Com 40-0 a favor para quebrar o serviço de Elena e podendo colocar o marcador em 3-3, o ténis de Jabeur não foi fiável e voltou a cair no engodo da senhora que estava do outro lado. O 4-2 quebrou a alma da tunisina, que sonhava alcançar o primeiro major da carreira. Mesmo com alguns amortis de Jabeur que beijaram a rede antes de chocar com a relva, o que comprovava que o obscuro que existe no desporto ainda não a abandonara, Rybakina estava muito mais solta e já respondia a todos os problemas de outra maneira, embora tenha mostrado algumas limitações no toque de bola, sobretudo perto da rede. Match point: 6-2.

Clive Brunskill
Esta vitória de Elena Rybakina não deixa de oferecer uma história quase bizarra. É que os organizadores baniram os tenistas russos e bielorrussos, devido à invasão do exército da Rússia na Ucrânia, e Rybakina é nascida, criada e formada em Moscovo, tendo aceitado naturalizar-se cazaque em 2018, devido a um investimento importante no ténis daquele país. A tenista só esboçou alguma emoção quando visitou a box onde estava presentes os seus mais próximos e o presidente da federação de ténis do Cazaquistão, Bulat Utemuratov, o espectador mais empolgado no recinto.

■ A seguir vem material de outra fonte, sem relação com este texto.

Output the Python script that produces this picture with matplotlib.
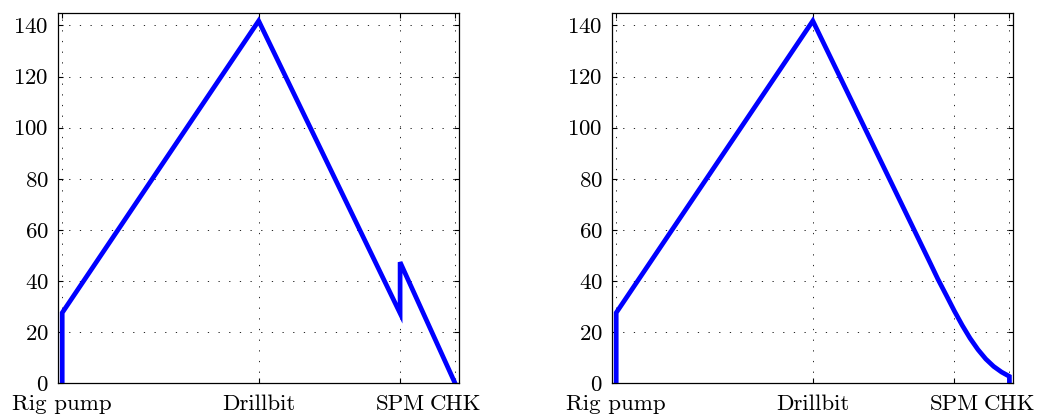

Na mesma altura, Ons Jabeur, sentada e com a cabeça baixa, ia lidando com os fantasmas que aparecem nas piores alturas. Mas foi uma campeã à frente do microfone, agradecendo o apoio, dando os parabéns pela vitória merecida de Rybakina – “oxalá da próxima vez seja meu” – e voltando a falar para as suas gentes: “Eu amo tanto este torneio, sinto-me muito triste, mas é tenis, só há um vencedor. Estou a tentar inspirar muitas gerações do meu país, espero que estejam a ouvir.” E o público abraçou-a com palmas e um som reconfortante.
Já a nova campeã de Wimbledon, a tal tenista que nem esperava chegar à segunda semana, mostrou-se muito mais afável nesta parte, demonstrando até algum sentido de humor. Admitiu que estava super nervosa e que nunca tinha sentido tamanha coisa. E o sorriso no rosto dela foi descoberto finalmente.